KOENIG: In my books the mystery is the ticket that must be punched for me to be permitted to publish. I’m not interested in mysteries as they are presented in crime novels. Puzzle construction is best left to tidier minds than mine. A better job is to make literature, to do it as a genre writer. If I make the mystery too compelling, it often competes with other things I’m trying to accomplish, and so I give it away deliberately. It’s character that intrigues me, and the use of language that expresses it best.

When I was ready to write fiction, I bought a stack of crime novels, and studied them till I knew that I could do at least as well. I wasn’t a fan, and am not one now. I haven’t picked up a crime novel since. What I’m reading now is all of Faulkner, trying to understand the parts I was too impatient to figure out when I read the books in my twenties.

Do you have any other projects you’d like to tell us about?

KOENIG: It’s often commented on that I didn’t publish for 20 years. I didn’t quit writing during that time, but completed a dozen or more novels. When False Negative found a publisher, I thought of putting the dozen in print one by one. However, I’ve lost interest in them in favor of whatever I’m working on at present, and the books that come after that. I recently completed a lengthy manuscript about a Creole jazz trumpeter in Nazi-occupied Paris. It gave me a chance to say things about race and patriotism, for instance, that I couldn’t get away with in a genre book like False Negative. Will I seek a publisher for it? I don’t know.

And finally, is there a question you wish people would ask you but they never do? What is it and how would you answer it?

KOENIG: Off-hand, I can’t think of a question that I wish people would ask of me that until now has gone unasked.
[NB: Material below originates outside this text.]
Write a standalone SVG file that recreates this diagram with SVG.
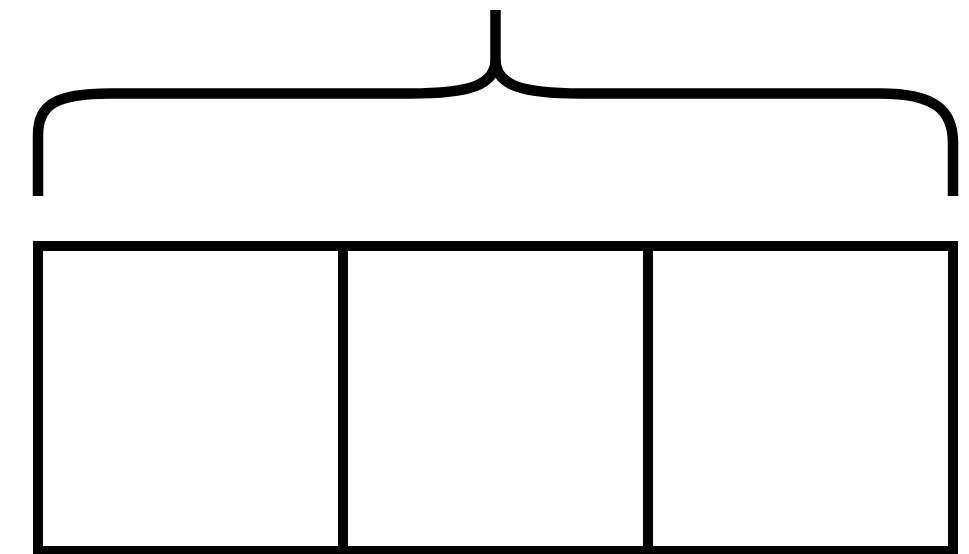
<svg xmlns="http://www.w3.org/2000/svg" width="969" height="554" viewBox="0 0 969 554">
  <style>
    .ln { fill: none; stroke: #000; stroke-width: 10.5; stroke-linecap: butt; stroke-linejoin: round; }
    .cell { fill: #fff; stroke: #000; stroke-width: 10; }
  </style>
  <rect x="0" y="0" width="969" height="554" fill="#fff"/>
  <g id="brace">
    <path class="ln" d="M38,196 V135 C38,105 55,93.5 110,93.5 H410 C470,93.5 495.5,85 495.5,60 V10"/>
    <path class="ln" d="M953,196 V143 C953,110 935,93.5 880,93.5 H581 C521,93.5 495.5,85 495.5,60"/>
  </g>
  <g id="cell1"><rect class="cell" x="38" y="246" width="305" height="305"/></g>
  <g id="cell2"><rect class="cell" x="343" y="246" width="305" height="305"/></g>
  <g id="cell3"><rect class="cell" x="648" y="246" width="305" height="305"/></g>
</svg>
There are several that I wish they would stop asking. One is, Why are you a genre writer since you don’t care for genre fiction yourself? The answer is that a writer writes about what he knows best, and murder has been a constant factor in my adult life. Given my druthers, I would write Moby-Dick, David Copperfield, Absalom, Absalom. Fortunately, they were crafted in more capable hands. Reading Melville, Dickens, and Faulkner is humbling enough. Trying to write for the ages is asking for grief.

***

And there you have it. Many thanks to Joseph Koenig for indulging my slightly-starstruck questions, and to Tom Green for setting it up. As for the books, I recommend them unreservedly. False Negative is in stores now, and the Koenig backlist is all newly-available for the Nook and Kindle.
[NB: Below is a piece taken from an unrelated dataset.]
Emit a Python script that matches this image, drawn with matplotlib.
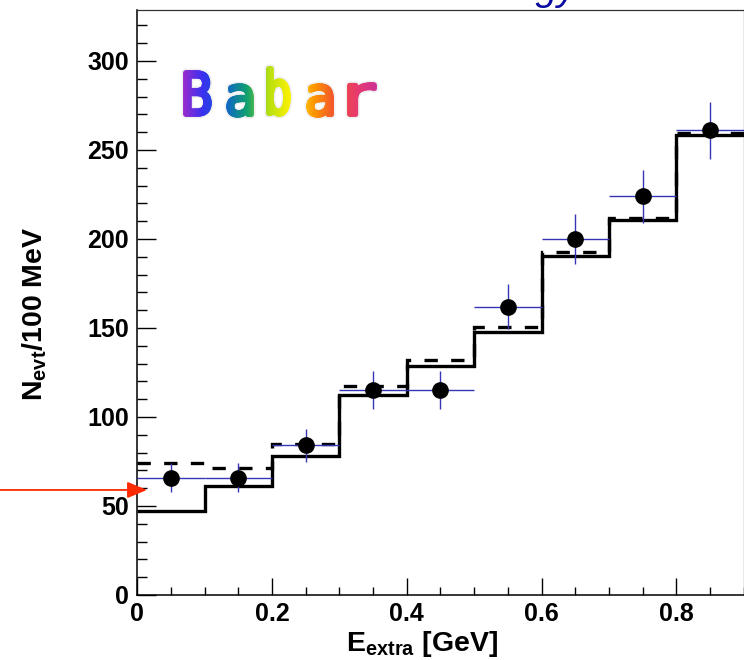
import numpy as np
import matplotlib
matplotlib.use('Agg')
import matplotlib.pyplot as plt
from matplotlib.textpath import TextPath
from matplotlib.font_manager import FontProperties
from matplotlib.patches import PathPatch
from matplotlib.path import Path
from matplotlib.colors import LinearSegmentedColormap
from matplotlib.transforms import Affine2D
from matplotlib.ticker import MultipleLocator

plt.rcParams['font.family'] = ['Liberation Sans', 'DejaVu Sans']
plt.rcParams['font.weight'] = 'bold'
plt.rcParams['mathtext.fontset'] = 'custom'
plt.rcParams['mathtext.rm'] = 'Liberation Sans:bold'
plt.rcParams['mathtext.it'] = 'Liberation Sans:bold'
plt.rcParams['mathtext.bf'] = 'Liberation Sans:bold'
plt.rcParams['mathtext.default'] = 'rm'

# bin edges and centres of E_extra (GeV)
edges = [0.0, 0.1, 0.2, 0.3, 0.4, 0.5, 0.6, 0.7, 0.8, 0.9]
centers = [0.05, 0.15, 0.25, 0.35, 0.45, 0.55, 0.65, 0.75, 0.85]

# measured events per bin with statistical errors
data_counts = [66, 66, 84, 115, 115, 162, 200, 224, 261]
data_errors = [8.1, 8.1, 9.2, 10.7, 10.7, 12.7, 14.1, 15.0, 16.2]
bin_halfwidth = [0.05] * 9

# expectations: solid and dashed histograms
solid_hist = [47.4, 61.2, 78.0, 112.4, 128.5, 148.0, 190.5, 210.7, 258.4]
dashed_hist = [74.0, 71.2, 84.7, 117.2, 132.0, 150.6, 192.9, 212.0, 259.8]

xtick_vals = [0, 0.2, 0.4, 0.6, 0.8]
xtick_labels = ['0', '0.2', '0.4', '0.6', '0.8']
ytick_vals = [0, 50, 100, 150, 200, 250, 300]

arrow_level = 59

fig = plt.figure(figsize=(7.44, 6.6), dpi=100)
ax = fig.add_axes([0.1845, 0.0985, 0.8150, 0.8860])

ax.stairs(dashed_hist, edges, baseline=None, color='black', lw=2.4,
          linestyle=(0, (4, 4)), zorder=2)
ax.stairs(solid_hist, edges, baseline=None, color='black', lw=2.4, zorder=3)

ax.errorbar(centers, data_counts, xerr=bin_halfwidth, yerr=data_errors,
            fmt='none', ecolor='#3535b5', elinewidth=1.0, capsize=0, zorder=4)
ax.plot(centers, data_counts, 'o', color='black', markersize=11, zorder=5)

ax.set_xlim(0, 0.9)
ax.set_ylim(0, 328.5)
ax.set_xticks(xtick_vals)
ax.set_xticklabels(xtick_labels)
ax.set_yticks(ytick_vals)
ax.xaxis.set_minor_locator(MultipleLocator(0.05))
ax.yaxis.set_minor_locator(MultipleLocator(10))
ax.tick_params(axis='both', which='both', direction='in', labelsize=18,
               width=1.0, top=False, right=False)
ax.tick_params(axis='y', which='major', length=13.5, pad=6)
ax.tick_params(axis='y', which='minor', length=7)
ax.tick_params(axis='x', which='major', length=12, pad=5)
ax.tick_params(axis='x', which='minor', length=6)
for lab in ax.get_xticklabels() + ax.get_yticklabels():
    lab.set_fontweight('bold')

ax.spines['left'].set_linewidth(1.1)
ax.spines['bottom'].set_linewidth(1.1)
ax.spines['top'].set_linewidth(0.9)
ax.spines['top'].set_color('#333333')
ax.spines['right'].set_linewidth(0.9)
ax.spines['right'].set_color('#555555')

ax.set_xlabel('E$_{extra}$ [GeV]', fontsize=20.5, fontweight='bold')
ax.xaxis.set_label_coords(0.47, -0.058)
ax.set_ylabel('N$_{evt}$/100 MeV', fontsize=20.5, fontweight='bold')
ax.yaxis.set_label_coords(-0.145, 0.48)

# red marker arrow pointing at the y axis
ax.annotate('', xy=(0.016, arrow_level), xycoords=('axes fraction', 'data'),
            xytext=(-0.24, arrow_level), textcoords=('axes fraction', 'data'),
            arrowprops=dict(arrowstyle='-|>,head_length=1.2,head_width=0.5',
                            color='#ff2a00', lw=1.3, shrinkA=0, shrinkB=0),
            annotation_clip=False, zorder=6)

# title running off the top edge
fig.text(0.775, 1.0, 'Extra Energy', color='#0a0aa0', fontsize=28,
         fontweight='normal', style='italic', ha='right', va='baseline')

# rainbow "Babar" logo, each letter fitted into its own box (figure pixels)
logo = fig.add_axes([0, 0, 1, 1], zorder=10)
logo.set_xlim(0, 744)
logo.set_ylim(660, 0)
logo.axis('off')
logo.patch.set_alpha(0)

prop = FontProperties(family='DejaVu Sans', weight='normal')
letter_boxes = [  # (char, left, right, top, bottom)
    ('B', 185, 210, 72, 115),
    ('a', 228, 252, 85, 116),
    ('b', 268, 289, 68, 115),
    ('a', 308, 332, 85, 116),
    ('r', 349, 375, 84, 115),
]
verts, codes = [], []
for ch, x0, x1, y0, y1 in letter_boxes:
    tp = TextPath((0, 0), ch, size=1, prop=prop)
    ext = tp.get_extents()
    sx = (x1 - x0) / ext.width
    sy = (y1 - y0) / ext.height
    tr = (Affine2D().translate(-ext.x0, -ext.y0)
          .scale(sx, -sy).translate(x0, y1))
    p = tr.transform_path(tp)
    verts.extend(p.vertices)
    codes.extend(p.codes)
logo_path = Path(verts, codes)

rainbow = LinearSegmentedColormap.from_list(
    'rainbow_logo', ['#a82cc8', '#3a30f0', '#1060d0', '#10a070', '#b8e010',
                     '#fff200', '#ff9a00', '#f25030', '#e83a70', '#c8309c'])
gradient = np.linspace(0, 1, 256).reshape(1, -1)

# soft grey halo behind the letters
halo = PathPatch(logo_path, facecolor='#dcdcdc', edgecolor='#dcdcdc',
                 lw=5.0, alpha=0.45, joinstyle='round', zorder=0.5)
logo.add_patch(halo)

# thicken the strokes by stamping the gradient through shifted copies
shifts = [(0, 0)] + [(1.8 * np.cos(a), 1.8 * np.sin(a))
                     for a in np.linspace(0, 2 * np.pi, 12, endpoint=False)]
for dx, dy in shifts:
    clip = PathPatch(Affine2D().translate(dx, dy).transform_path(logo_path),
                     facecolor='none', edgecolor='none')
    logo.add_patch(clip)
    img = logo.imshow(gradient, cmap=rainbow, extent=(180, 380, 120, 62),
                      aspect='auto', interpolation='bilinear', zorder=2)
    img.set_clip_path(clip)

fig.savefig('out.png', dpi=100)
And me, well, I’ll see you next week.

4 Comments

  1. Edo Bosnar

    As a follow-up to my comment back then, I did indeed pick up a copy of this book eventually and – it’s still sitting on my shelf of shame, unread. I’ll get to it, I’ll get to it, one of these days…
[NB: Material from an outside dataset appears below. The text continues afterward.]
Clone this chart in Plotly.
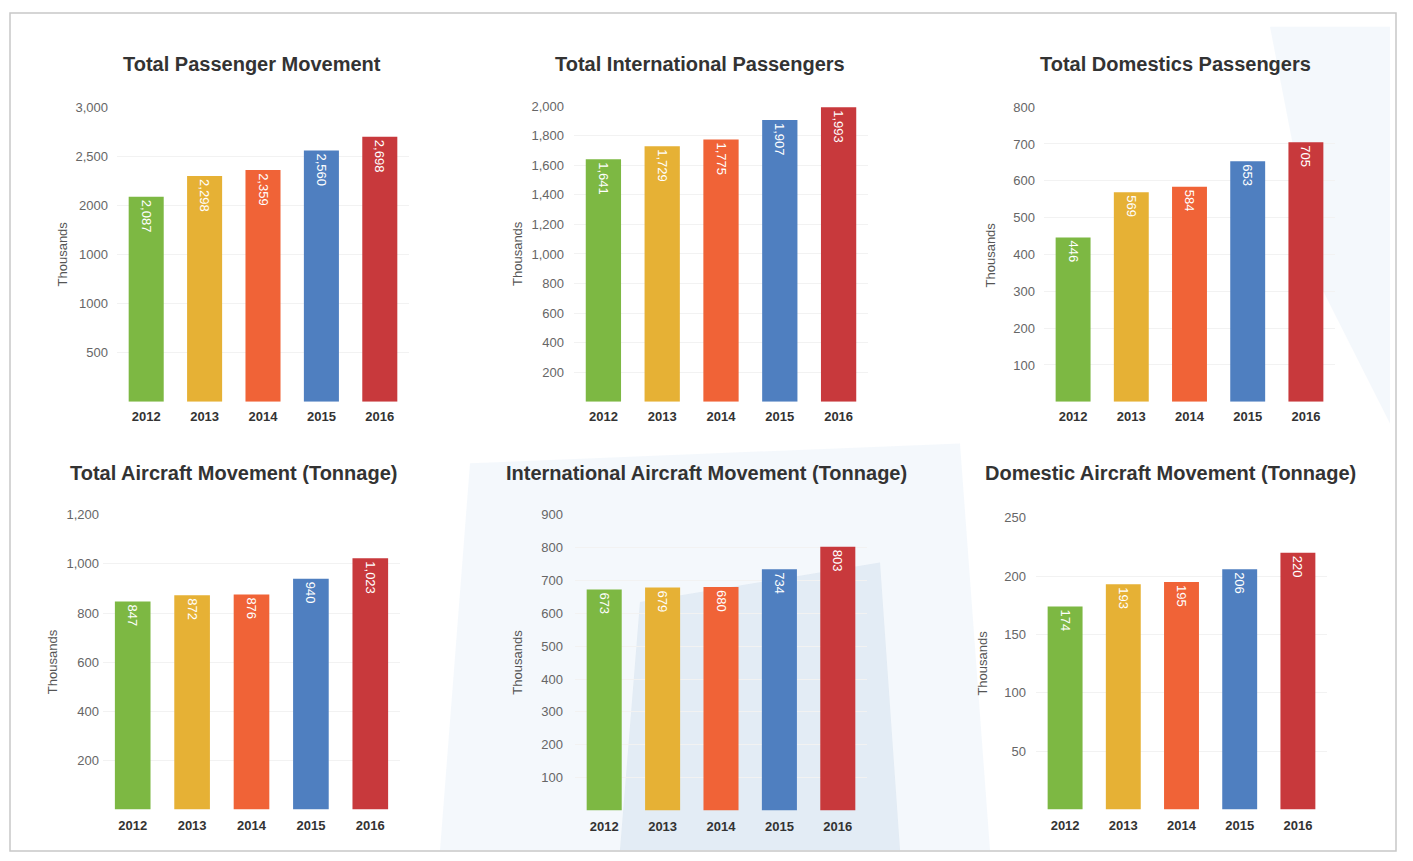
import plotly.graph_objects as go

W, H = 1413, 861

years = ["2012", "2013", "2014", "2015", "2016"]
colors = ["#7db843", "#e6b135", "#f06337", "#4f7fc0", "#c8393c"]

titles = [
    "Total Passenger Movement",
    "Total International Passengers",
    "Total Domestics Passengers",
    "Total Aircraft Movement (Tonnage)",
    "International Aircraft Movement (Tonnage)",
    "Domestic Aircraft Movement (Tonnage)",
]

total_pax = [2087, 2298, 2359, 2560, 2698]
intl_pax = [1641, 1729, 1775, 1907, 1993]
dom_pax = [446, 569, 584, 653, 705]
total_acm = [847, 872, 876, 940, 1023]
intl_acm = [673, 679, 680, 734, 803]
dom_acm = [174, 193, 195, 206, 220]

series = [total_pax, intl_pax, dom_pax, total_acm, intl_acm, dom_acm]

tickvals = [
    [500, 1000, 1500, 2000, 2500, 3000],
    [200, 400, 600, 800, 1000, 1200, 1400, 1600, 1800, 2000],
    [100, 200, 300, 400, 500, 600, 700, 800],
    [200, 400, 600, 800, 1000, 1200],
    [100, 200, 300, 400, 500, 600, 700, 800, 900],
    [50, 100, 150, 200, 250],
]
ticktexts = [
    ["500", "1000", "1000", "2000", "2,500", "3,000"],
    ["200", "400", "600", "800", "1,000", "1,200", "1,400", "1,600", "1,800", "2,000"],
    ["100", "200", "300", "400", "500", "600", "700", "800"],
    ["200", "400", "600", "800", "1,000", "1,200"],
    ["100", "200", "300", "400", "500", "600", "700", "800", "900"],
    ["50", "100", "150", "200", "250"],
]
yranges = [[0, 3000], [0, 2000], [0, 800], [0, 1200], [0, 900], [0, 250]]

# layout geometry in pixels
xdom_px = [(117, 409), (574, 868), (1044, 1335), (103, 400), (575, 867), (1036, 1327)]
ydom_px = [(101, 398), (100, 398), (101, 398), (512, 809), (512, 810), (515, 809)]
standoff = [8, 9, 8, 3, 11, 9]
xstandoff = [5, 5, 5, 7, 7, 7]
title_pos = [(252, 57), (700, 57), (1175, 57), (233, 470), (706, 470), (1170, 470)]
ytitle_x = [62, 518, 990, 52, 518, 983]

fig = go.Figure()
annotations = []
for i in range(6):
    xa = "x" if i == 0 else f"x{i+1}"
    ya = "y" if i == 0 else f"y{i+1}"
    vals = series[i]
    fig.add_trace(go.Bar(
        x=years, y=vals, xaxis=xa, yaxis=ya,
        marker=dict(color=colors, line=dict(width=0)),
        width=0.6,
        text=[f"{v:,}" for v in vals],
        textposition="inside", insidetextanchor="end",
        textangle=90,
        textfont=dict(color="white", size=13, family="Liberation Sans"),
        showlegend=False, hoverinfo="x+y",
    ))
    x0, x1 = xdom_px[i]
    y0, y1 = ydom_px[i]
    fig.layout[f"xaxis{'' if i == 0 else i+1}"] = dict(
        domain=[x0 / W, x1 / W], anchor=ya, showgrid=False, zeroline=False,
        showline=False, ticks="", ticklabelstandoff=xstandoff[i],
        tickfont=dict(size=13, color="#333333", family="Liberation Sans"),
        tickprefix="<b>", ticksuffix="</b>", fixedrange=True,
    )
    fig.layout[f"yaxis{'' if i == 0 else i+1}"] = dict(
        domain=[1 - y1 / H, 1 - y0 / H], anchor=xa, range=yranges[i],
        tickvals=tickvals[i], ticktext=ticktexts[i],
        showgrid=True, gridcolor="#f2f2f2", gridwidth=1, zeroline=False,
        showline=False, ticks="", ticklabelstandoff=standoff[i],
        tickfont=dict(size=13, color="#666666", family="Liberation Sans"),
        fixedrange=True,
    )
    tx, ty = title_pos[i]
    annotations.append(dict(
        text=f"<b>{titles[i]}</b>", x=tx / W, y=1 - ty / H, xref="paper", yref="paper",
        showarrow=False, xanchor="center", yanchor="middle",
        font=dict(size=20, color="#333333", family="Liberation Sans"),
    ))
    annotations.append(dict(
        text="Thousands", x=ytitle_x[i] / W, y=1 - ((y0 + y1) / 2) / H,
        xref="paper", yref="paper", showarrow=False, textangle=-90,
        xanchor="center", yanchor="middle",
        font=dict(size=13, color="#555555", family="Liberation Sans"),
    ))

shapes = [
    # faint sky-like background tint
    dict(type="path", xref="paper", yref="paper", layer="below",
         path=f"M {470/W},{1-460/H} L {960/W},{1-440/H} L {990/W},{1-850/H} L {440/W},{1-850/H} Z",
         fillcolor="rgba(205,222,240,0.22)", line=dict(width=0)),
    dict(type="path", xref="paper", yref="paper", layer="below",
         path=f"M {640/W},{1-600/H} L {880/W},{1-560/H} L {900/W},{1-850/H} L {620/W},{1-850/H} Z",
         fillcolor="rgba(175,200,225,0.25)", line=dict(width=0)),
    dict(type="path", xref="paper", yref="paper", layer="below",
         path=f"M {1270/W},{1-20/H} L {1390/W},{1-20/H} L {1390/W},{1-420/H} L {1320/W},{1-280/H} Z",
         fillcolor="rgba(210,228,245,0.25)", line=dict(width=0)),
    # card border
    dict(type="rect", xref="paper", yref="paper", layer="below",
         x0=10 / W, x1=1396 / W, y0=1 - 851 / H, y1=1 - 6 / H,
         line=dict(color="#c8c8c8", width=1.5), fillcolor="rgba(0,0,0,0)"),
]

fig.update_layout(
    width=W, height=H, margin=dict(l=0, r=0, t=0, b=0),
    paper_bgcolor="white", plot_bgcolor="rgba(0,0,0,0)",
    annotations=annotations, shapes=shapes, bargap=0.4,
)

fig.write_html("out.html")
    By the way Other Greg (Burgas), I keep meaning to but then forget to compliment you on the work you do either finding the old missing images from the original posts or finding adequate substitutes. Nice job on this one in particular.

    1. Greg Burgas

      Thanks, sir! I don’t always figure out what Greg was using, but I try. Luckily, a lot of them are still in the posts, so I don’t have to do too much detective work!

  2. Jeff Nettleton

    Compared to a lot of examples out there (especially in the late 60s and 70s), those are some pretty tame images, for the Detective Magazines. A lot of them were more skeevish than that and bondage and terror were regular features; which makes it no surprise that Koenig used Harvey Glatman as the model for his killer. The interview talks about how he lured victims as a photographer; but it doesn’t mention it was as a photographer (he claimed) of bondage images, for detective and skin magazines. Glatman was known as The Lonely Hearts Killer and the Glamour Girl Slayer, and The Rope Killer, in at least one true crime book we carried, at Barnes & Noble (along with those Ann Rule books Greg mentions)

    One of Glatman’s victims, Judy Ann Dull, was a bondage model for John Willie, the artist and photographer who did The Adventures of Sweet Gwendoline, published by Robert Harris, in his girlie mags, by Irving Klaw, and in Willie’s own fetish magazine, Bizarre. Ms. Dull was one of the models he used in Los Angeles, after he moved out there and she disappeared, only to turn up as one of Glatman’s victims,. Willie’s photos from that period were used in the film LA Confidential (in the evidence that Jack Vincennes first looks at, when he is sent to Vice). James Elroy wrote a section about the case in his non-fiction My Dark Places.

    The story was also used as one of the plots for Dragnet 1966, a tv movie intended as a pilot for the revived Dragnet series, but was broadcast after the series was relaunched. Vic Perrin (the Control voice, in The Outer Limits opening and the voice of Dr Zin, in Jonny Quest) portrays the killer of amateur models, based on Glatman. The detective who solved that case served as an advisor on the film. The telefilm opens with a scene of Perrin photographing his next bound victim, up in the mountains, somewhere, and then holding a strand of rope, menacingly, before cutting to the opening titles and Sgt Joe Friday returning to work after vacation.

    Greg didn’t mention one of the other children of the pulps, though it is gone now, which were the Men’s AAdventure Magazines or “Men’s Sweat” Magazines, like those of Martin Goodman’s magazine line. They were filled with pulp stories of battles against dangerous animals, Nazi war criminals or Communist torturers, with stories of sex mixed in with the violence, and lurid covers with rabid animals, tortured women, Nazi sadists and female Nazi sadists (inspiring such exploitation movies as the Ilsa series). Those dried up by the end of the 70s, but used to be pretty common, with covers by magazine and book cover illustrators, like Earl Norem and others.

  3. Jeff Nettleton

    ps I always thought it was odd that the Men’s Adventure Magazines and Detective Magazines were on open display, on newsstands, but Playboy and the like were kept under cover, when the former were far more lurid than the later, despite not having (frontal) nudity. Quite often, they were in close proximity to the Warren magazines, pro wrestling magazines, Mad & Cracked, on newsstands I frequented, when not looking for comics (which were sometimes in close proximity to those sections).